Small array of taps serving good commercial draught (and at $6/pot) and a massive wine list rounds it out. Best thing is that the list offers genuinely different, Toolangi Chard, Majella Cab/Sav, with Trevelen Farm Riesling ($14pg) from Great Southern WA, the preferred and very good.

The average prices are;

  • Entrees – $16
  • Mains – $29
  • Desserts – $14

Tried was;

  • Fried haloumi, honey, golden raisins – $17. Sweet, salty, moreish, all 3 ingredients worked so well, with a very large triangle of cheese cooked right. Nice, very nice.
  • Barramundi, cauliflower purée, bok choy, parsley oil lemon – $32. Crisp skin, white flesh, fresh, reasonable size, good support cast. To elevate to excellent, a handful of chips would have been wonderful, but this was a fine piece of cooking.
  • Chicken parma – $28. Chips and salad. If you like them big, then come to the Postmaster. The chook itself was well cooked, moist, but the coating was a tad too heavy (Breadcrumbs again?). Still, the most, most fastidious parma lover would devour.

SUMMARY

The Postmaster, very much like its suburb, ticks over quietly and successfully. All the elements of a good pub, one in which you can gather, have a drink and enjoy each other’s company is a given.

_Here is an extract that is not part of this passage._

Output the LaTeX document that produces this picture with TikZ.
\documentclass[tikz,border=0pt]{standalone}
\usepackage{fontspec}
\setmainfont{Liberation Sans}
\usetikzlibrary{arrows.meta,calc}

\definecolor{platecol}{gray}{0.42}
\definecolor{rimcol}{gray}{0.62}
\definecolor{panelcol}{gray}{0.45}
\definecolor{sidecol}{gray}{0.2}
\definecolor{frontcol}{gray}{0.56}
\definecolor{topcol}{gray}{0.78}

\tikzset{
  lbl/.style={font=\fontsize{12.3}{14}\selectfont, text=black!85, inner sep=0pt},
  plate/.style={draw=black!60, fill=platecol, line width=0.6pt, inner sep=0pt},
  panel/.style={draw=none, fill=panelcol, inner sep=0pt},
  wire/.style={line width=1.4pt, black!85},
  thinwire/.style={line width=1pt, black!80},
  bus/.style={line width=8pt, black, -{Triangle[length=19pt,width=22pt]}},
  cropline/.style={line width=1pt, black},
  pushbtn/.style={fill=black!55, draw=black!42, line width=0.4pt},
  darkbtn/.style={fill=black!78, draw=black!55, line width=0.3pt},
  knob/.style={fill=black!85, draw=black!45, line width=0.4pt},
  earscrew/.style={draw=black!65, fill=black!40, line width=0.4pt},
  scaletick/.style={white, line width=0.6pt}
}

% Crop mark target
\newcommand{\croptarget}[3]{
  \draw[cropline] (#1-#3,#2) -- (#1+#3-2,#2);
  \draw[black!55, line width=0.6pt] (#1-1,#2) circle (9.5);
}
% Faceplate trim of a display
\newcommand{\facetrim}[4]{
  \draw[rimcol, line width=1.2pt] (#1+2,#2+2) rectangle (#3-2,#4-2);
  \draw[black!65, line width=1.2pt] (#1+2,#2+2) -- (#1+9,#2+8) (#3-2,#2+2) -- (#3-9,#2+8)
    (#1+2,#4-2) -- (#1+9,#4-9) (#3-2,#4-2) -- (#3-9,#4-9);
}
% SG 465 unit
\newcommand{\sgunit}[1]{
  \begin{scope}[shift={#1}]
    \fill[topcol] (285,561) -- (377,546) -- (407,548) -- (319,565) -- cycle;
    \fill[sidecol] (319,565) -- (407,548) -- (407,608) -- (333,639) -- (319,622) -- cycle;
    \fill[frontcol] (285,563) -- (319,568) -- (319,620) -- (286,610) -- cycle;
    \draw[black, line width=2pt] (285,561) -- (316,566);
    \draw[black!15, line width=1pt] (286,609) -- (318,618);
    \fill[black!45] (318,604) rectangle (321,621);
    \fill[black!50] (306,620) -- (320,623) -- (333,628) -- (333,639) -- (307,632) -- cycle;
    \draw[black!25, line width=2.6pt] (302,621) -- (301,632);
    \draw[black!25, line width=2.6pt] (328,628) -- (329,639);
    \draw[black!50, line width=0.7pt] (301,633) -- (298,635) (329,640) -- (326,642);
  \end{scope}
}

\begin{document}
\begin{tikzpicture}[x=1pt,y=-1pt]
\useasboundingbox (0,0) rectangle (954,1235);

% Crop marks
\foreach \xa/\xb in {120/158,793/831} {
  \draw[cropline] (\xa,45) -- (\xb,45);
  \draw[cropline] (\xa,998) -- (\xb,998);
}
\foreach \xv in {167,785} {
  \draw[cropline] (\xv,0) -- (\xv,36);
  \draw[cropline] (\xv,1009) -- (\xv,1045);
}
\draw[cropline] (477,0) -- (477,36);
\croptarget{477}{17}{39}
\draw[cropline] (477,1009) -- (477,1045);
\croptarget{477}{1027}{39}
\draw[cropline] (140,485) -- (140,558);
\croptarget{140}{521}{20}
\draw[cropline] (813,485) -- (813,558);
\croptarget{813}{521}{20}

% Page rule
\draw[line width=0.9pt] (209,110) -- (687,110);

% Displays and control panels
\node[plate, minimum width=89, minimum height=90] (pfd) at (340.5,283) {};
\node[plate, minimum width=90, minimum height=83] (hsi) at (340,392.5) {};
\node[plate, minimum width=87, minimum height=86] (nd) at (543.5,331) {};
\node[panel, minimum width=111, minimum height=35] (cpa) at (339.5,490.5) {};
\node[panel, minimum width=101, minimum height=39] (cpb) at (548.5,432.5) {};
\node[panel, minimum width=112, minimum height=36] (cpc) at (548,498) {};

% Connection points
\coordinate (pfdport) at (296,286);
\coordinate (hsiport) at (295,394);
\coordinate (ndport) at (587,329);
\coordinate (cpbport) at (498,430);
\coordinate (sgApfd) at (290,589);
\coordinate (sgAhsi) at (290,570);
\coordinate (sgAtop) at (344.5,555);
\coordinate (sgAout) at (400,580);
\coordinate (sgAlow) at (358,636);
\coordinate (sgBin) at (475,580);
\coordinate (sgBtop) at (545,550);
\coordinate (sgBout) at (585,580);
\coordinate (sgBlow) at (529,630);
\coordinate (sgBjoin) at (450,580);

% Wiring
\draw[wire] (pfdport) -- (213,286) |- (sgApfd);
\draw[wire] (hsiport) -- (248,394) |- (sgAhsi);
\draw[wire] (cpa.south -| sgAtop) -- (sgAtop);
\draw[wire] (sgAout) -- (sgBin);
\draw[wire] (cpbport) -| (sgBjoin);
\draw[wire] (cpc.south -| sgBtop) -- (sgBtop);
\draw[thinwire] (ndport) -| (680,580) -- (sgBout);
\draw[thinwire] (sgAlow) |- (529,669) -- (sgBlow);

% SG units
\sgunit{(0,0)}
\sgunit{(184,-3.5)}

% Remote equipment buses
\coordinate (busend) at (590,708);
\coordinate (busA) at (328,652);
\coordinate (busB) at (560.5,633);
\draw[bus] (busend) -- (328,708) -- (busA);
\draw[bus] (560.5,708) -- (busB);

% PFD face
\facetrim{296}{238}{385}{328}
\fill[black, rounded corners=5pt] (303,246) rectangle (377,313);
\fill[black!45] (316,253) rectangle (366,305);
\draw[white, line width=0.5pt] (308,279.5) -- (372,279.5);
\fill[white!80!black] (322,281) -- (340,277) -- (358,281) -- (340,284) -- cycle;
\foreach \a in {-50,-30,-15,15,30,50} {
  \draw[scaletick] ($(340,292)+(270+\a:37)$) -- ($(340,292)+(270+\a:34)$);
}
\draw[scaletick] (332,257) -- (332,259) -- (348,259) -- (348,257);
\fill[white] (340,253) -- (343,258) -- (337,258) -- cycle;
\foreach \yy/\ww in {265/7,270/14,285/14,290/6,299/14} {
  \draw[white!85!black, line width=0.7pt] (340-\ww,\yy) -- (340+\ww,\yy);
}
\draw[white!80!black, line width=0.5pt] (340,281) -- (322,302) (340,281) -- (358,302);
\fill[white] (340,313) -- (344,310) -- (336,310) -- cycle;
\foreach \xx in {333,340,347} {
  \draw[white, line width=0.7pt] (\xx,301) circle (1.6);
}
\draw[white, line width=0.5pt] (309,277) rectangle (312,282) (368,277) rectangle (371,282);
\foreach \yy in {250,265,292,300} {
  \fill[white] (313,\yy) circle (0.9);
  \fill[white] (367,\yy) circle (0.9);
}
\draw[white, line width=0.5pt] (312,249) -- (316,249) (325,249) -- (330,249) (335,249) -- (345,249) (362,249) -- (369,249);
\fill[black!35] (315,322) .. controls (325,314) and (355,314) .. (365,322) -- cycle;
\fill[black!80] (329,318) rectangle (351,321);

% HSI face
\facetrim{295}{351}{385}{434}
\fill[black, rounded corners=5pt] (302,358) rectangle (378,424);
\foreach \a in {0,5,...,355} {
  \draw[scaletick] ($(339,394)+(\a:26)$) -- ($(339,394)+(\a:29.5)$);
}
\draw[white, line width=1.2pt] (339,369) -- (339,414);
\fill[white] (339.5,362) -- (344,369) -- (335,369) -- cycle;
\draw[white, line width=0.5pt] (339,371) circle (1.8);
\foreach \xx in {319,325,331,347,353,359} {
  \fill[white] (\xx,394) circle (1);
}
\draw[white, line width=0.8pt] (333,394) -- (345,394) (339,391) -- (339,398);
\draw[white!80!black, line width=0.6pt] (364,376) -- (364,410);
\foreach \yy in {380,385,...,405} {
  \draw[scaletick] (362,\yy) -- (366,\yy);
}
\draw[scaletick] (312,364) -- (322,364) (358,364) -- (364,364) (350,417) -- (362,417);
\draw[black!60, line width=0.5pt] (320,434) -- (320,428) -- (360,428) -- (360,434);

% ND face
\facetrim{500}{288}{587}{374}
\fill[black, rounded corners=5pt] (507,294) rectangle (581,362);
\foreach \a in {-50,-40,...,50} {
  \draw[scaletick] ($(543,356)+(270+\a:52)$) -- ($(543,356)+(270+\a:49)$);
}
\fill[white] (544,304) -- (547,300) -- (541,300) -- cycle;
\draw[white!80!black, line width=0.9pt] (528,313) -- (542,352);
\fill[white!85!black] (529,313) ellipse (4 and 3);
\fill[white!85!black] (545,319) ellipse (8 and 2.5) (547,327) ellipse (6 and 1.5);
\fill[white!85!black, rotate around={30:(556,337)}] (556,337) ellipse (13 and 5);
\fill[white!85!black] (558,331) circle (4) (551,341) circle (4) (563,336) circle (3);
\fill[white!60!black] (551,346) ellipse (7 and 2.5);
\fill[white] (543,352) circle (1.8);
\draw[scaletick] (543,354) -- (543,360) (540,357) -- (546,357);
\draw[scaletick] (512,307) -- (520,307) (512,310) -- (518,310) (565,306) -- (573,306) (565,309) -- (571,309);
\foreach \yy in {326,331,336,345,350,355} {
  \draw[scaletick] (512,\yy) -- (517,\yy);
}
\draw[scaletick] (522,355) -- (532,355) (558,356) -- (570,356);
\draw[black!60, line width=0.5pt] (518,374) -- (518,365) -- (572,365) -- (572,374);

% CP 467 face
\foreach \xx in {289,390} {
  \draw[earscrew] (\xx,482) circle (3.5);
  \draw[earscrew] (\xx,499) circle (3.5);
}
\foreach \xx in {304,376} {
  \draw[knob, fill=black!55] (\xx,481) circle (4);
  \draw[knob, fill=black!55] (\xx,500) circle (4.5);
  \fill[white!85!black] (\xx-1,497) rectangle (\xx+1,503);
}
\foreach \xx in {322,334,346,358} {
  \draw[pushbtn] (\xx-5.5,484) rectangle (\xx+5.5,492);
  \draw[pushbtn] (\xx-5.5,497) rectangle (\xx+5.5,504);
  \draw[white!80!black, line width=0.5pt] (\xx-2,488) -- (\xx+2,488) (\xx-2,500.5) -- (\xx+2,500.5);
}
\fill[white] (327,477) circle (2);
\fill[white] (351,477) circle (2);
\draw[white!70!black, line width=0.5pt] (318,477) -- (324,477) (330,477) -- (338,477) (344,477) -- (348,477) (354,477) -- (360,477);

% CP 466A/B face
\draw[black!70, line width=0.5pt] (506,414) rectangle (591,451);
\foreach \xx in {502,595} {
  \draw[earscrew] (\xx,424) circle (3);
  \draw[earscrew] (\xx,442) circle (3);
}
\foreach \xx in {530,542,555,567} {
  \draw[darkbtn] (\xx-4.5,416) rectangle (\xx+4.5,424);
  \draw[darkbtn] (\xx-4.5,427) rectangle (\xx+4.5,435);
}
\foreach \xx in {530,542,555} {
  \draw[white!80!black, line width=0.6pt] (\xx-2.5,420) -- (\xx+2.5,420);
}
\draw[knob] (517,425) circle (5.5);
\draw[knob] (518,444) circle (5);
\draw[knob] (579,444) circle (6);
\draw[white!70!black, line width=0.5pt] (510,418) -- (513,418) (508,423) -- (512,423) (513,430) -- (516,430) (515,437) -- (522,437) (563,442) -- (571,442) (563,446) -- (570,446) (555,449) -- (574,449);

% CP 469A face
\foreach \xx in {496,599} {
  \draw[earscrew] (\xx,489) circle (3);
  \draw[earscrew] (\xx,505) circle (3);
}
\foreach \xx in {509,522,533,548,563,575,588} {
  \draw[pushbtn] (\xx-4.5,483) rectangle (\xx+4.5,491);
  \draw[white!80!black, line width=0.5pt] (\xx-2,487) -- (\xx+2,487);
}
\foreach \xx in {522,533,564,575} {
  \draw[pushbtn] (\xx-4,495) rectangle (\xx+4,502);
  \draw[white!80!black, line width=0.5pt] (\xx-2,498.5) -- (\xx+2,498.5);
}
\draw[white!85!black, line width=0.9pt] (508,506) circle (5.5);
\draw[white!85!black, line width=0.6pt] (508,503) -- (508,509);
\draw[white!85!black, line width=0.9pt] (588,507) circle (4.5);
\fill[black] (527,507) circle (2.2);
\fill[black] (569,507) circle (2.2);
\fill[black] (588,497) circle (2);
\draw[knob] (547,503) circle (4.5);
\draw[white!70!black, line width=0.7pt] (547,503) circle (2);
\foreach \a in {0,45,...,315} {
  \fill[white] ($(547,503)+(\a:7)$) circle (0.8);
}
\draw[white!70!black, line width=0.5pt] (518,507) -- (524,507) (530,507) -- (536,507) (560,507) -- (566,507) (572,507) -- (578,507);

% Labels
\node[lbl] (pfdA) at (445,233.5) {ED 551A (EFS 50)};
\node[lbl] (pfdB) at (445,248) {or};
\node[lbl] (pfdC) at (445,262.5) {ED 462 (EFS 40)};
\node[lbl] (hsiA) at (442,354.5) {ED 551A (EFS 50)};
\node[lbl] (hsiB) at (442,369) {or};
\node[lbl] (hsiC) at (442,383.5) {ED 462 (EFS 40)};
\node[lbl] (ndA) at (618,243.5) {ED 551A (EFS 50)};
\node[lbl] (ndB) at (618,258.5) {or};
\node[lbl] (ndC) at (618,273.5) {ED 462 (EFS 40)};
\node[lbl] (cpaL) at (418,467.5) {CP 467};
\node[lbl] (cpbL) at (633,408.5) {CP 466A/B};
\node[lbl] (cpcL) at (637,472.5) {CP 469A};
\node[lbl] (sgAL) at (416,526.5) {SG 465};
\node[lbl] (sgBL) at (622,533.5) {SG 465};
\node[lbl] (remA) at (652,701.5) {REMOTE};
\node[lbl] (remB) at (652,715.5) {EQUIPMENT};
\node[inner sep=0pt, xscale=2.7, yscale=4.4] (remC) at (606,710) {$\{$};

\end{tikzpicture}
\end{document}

The Kew Junction is becoming a real battle ground for the leisure dollar, with Guy Grossi at the Clifton Hotel reopened; the long-time and much-loved Skinny Dog just up the High St, and the Postmaster all within 500 metres.

(I didn’t think it happened, I met a girl from Clapham: UK Squeeze, Up the Junction)

Interesting times, confident that The Postmaster will hold its own.